Cover the brie and toast with bacon/tomato mixture (I put the egg on first this time, but Lindz and I agree that it would work better to put the egg on second). Top with the egg. Eat.
Although I didn't have any at the time (I made this whole breakfast up on the spot), I imagine that topping the whole thing with a confetti of basil chiffonade would be the cat's ass.

This dish is all about the flavor of the bacon and tomato, supported by the luxurious, yielding beauty of the poached egg and the brie. Cheap bacon would have diminished it, and I'm not so sure it would be as good if I had used canned tomatoes.

I liked it. It's not exactly fat free, but I get sick of EggBeaters and whole wheat tortillas now and then.

Monday, January 07, 2008

Rather a lot of packaging for just a desk calendar, hm?

Thanks for destroying the whole ecosystem, Barnes & Noble. I suppose the air in those packing bubbles was sucked out of the lungs of eagles, leopards and baby otters, too! I'm filled with self-important, artifically righteous rage!
Seriously, though, it does seem quite a bit more than necessary.

Sunday, January 06, 2008

The Jaws of Carbonara

Only smoky bacon and luxurious eggs will slake this monster's thirst for vengeance!

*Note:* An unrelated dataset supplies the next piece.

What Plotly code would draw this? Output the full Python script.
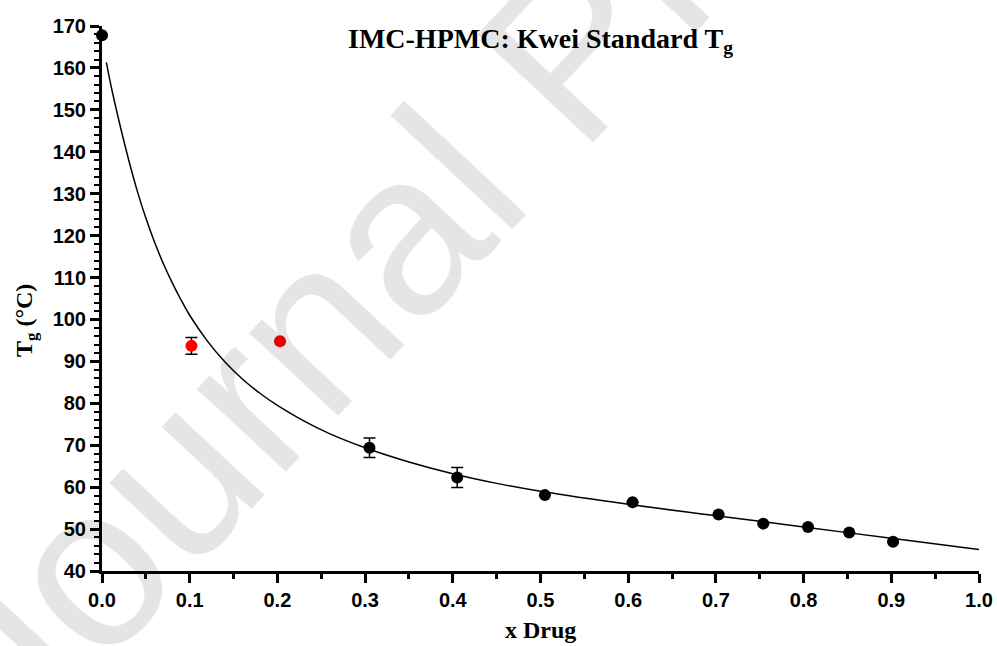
import plotly.graph_objects as go

# ---- data ----
x_black = [0.0, 0.305, 0.405, 0.505, 0.605, 0.703, 0.754, 0.805, 0.852, 0.902]
y_black = [167.8, 69.4, 62.3, 58.1, 56.4, 53.5, 51.3, 50.5, 49.2, 47.0]
e_black = [0.0, 2.3, 2.4, 0.0, 0.0, 0.0, 0.0, 0.0, 0.0, 0.0]

x_red = [0.102, 0.203]
y_red = [93.7, 94.8]
e_red = [2.0, 0.0]

# fitted Kwei curve
fit_x = [0.005, 0.01, 0.02, 0.03, 0.04, 0.05, 0.06, 0.07, 0.08, 0.09,
         0.10, 0.12, 0.14, 0.16, 0.18, 0.20, 0.23, 0.26, 0.30, 0.35,
         0.40, 0.45, 0.50, 0.60, 0.70, 0.80, 0.90, 1.00]
fit_y = [161.3, 156.0, 146.8, 138.4, 130.8, 124.2, 118.4, 113.3, 108.8, 104.7,
         101.0, 94.9, 89.9, 85.8, 82.4, 79.5, 75.8, 72.7, 69.4, 66.0,
         63.2, 60.9, 59.0, 55.9, 53.2, 50.5, 47.8, 45.1]

title_text = "IMC-HPMC: Kwei Standard T<sub>g</sub>"
x_title = "x Drug"
y_title = "T<sub>g</sub> (°C)"
watermark = "Journal Pre-proof"

# ---- figure ----
L, R, T, B = 102, 18, 26, 75
W, H = 997, 646
pw, ph = W - L - R, H - T - B

def px_to_paper(px, py):
    return (px - L) / pw, (H - B - py) / ph

fig = go.Figure()
fig.add_trace(go.Scatter(x=fit_x, y=fit_y, mode="lines",
                         line=dict(color="black", width=1.5, shape="spline", smoothing=1.0),
                         hoverinfo="skip", showlegend=False, cliponaxis=False))
fig.add_trace(go.Scatter(x=x_black, y=y_black, mode="markers",
                         marker=dict(color="black", size=12),
                         error_y=dict(type="data", array=e_black, color="black", thickness=1.5, width=6),
                         showlegend=False, cliponaxis=False))
fig.add_trace(go.Scatter(x=x_red, y=y_red, mode="markers",
                         marker=dict(color="#ff0000", size=12),
                         error_y=dict(type="data", array=e_red, color="black", thickness=1.5, width=6),
                         showlegend=False, cliponaxis=False))

tickfont = dict(family="Liberation Sans, Arial, sans-serif", size=20, color="black", weight="bold")
serif_bold = dict(family="Liberation Serif, Times New Roman, serif", color="black", weight="bold")

fig.update_xaxes(range=[0, 1], tick0=0, dtick=0.1, tickformat=".1f", automargin=False,
                 showline=True, linecolor="black", linewidth=3,
                 ticks="outside", ticklen=9, tickwidth=3, tickcolor="black",
                 minor=dict(dtick=0.05, ticks="outside", ticklen=5, tickwidth=3, tickcolor="black"),
                 showgrid=False, zeroline=False, tickfont=tickfont)
fig.update_yaxes(range=[40, 170], tick0=40, dtick=10, automargin=False,
                 showline=True, linecolor="black", linewidth=3,
                 ticks="outside", ticklen=9, tickwidth=3, tickcolor="black",
                 minor=dict(dtick=2, ticks="outside", ticklen=5, tickwidth=2, tickcolor="black"),
                 showgrid=False, zeroline=False, tickfont=tickfont)

wx, wy = px_to_paper(570, 50)
tx, ty = px_to_paper(540, 40)
yx, yy = px_to_paper(26, 321)
xx, xy = px_to_paper(540, 630)

fig.update_layout(
    width=W, height=H,
    margin=dict(l=L, r=R, t=T, b=B),
    paper_bgcolor="white", plot_bgcolor="white",
    annotations=[
        dict(text=watermark, xref="paper", yref="paper", x=wx, y=wy,
             xanchor="center", yanchor="middle", textangle=-47, showarrow=False,
             font=dict(family="Liberation Sans, Arial, sans-serif", size=230, color="rgba(0,0,0,0.1)")),
        dict(text=title_text, xref="paper", yref="paper", x=tx, y=ty,
             xanchor="center", yanchor="middle", showarrow=False,
             font=dict(size=28, **serif_bold)),
        dict(text=y_title, xref="paper", yref="paper", x=yx, y=yy,
             xanchor="center", yanchor="middle", textangle=-90, showarrow=False,
             font=dict(size=24, **serif_bold)),
        dict(text=x_title, xref="paper", yref="paper", x=xx, y=xy,
             xanchor="center", yanchor="middle", showarrow=False,
             font=dict(size=24, **serif_bold)),
    ],
)

fig.write_html("out.html")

Sunday Afternoon Coffee Table

(Listening to "Blues Dues" by Joe Pass, preceded by "Half the Perfect World" by Madeleine Peyroux and "In Rainbows" by Radiohead)
Lindz and I are loafing around. We ordered the countertops today, so the kitchen will move forward after a holiday hiatus.
I'm going to make spaghetti alla carbonara this evening. I got some good quality eggs at Trader Joes today specifically for that purpose. I wish I could get this relaxed and smug by Saturday afternoon, but it's been taking me longer to relax lately. Oh, well. As you can see, I have no real basis for complaint. Life is better than I deserve.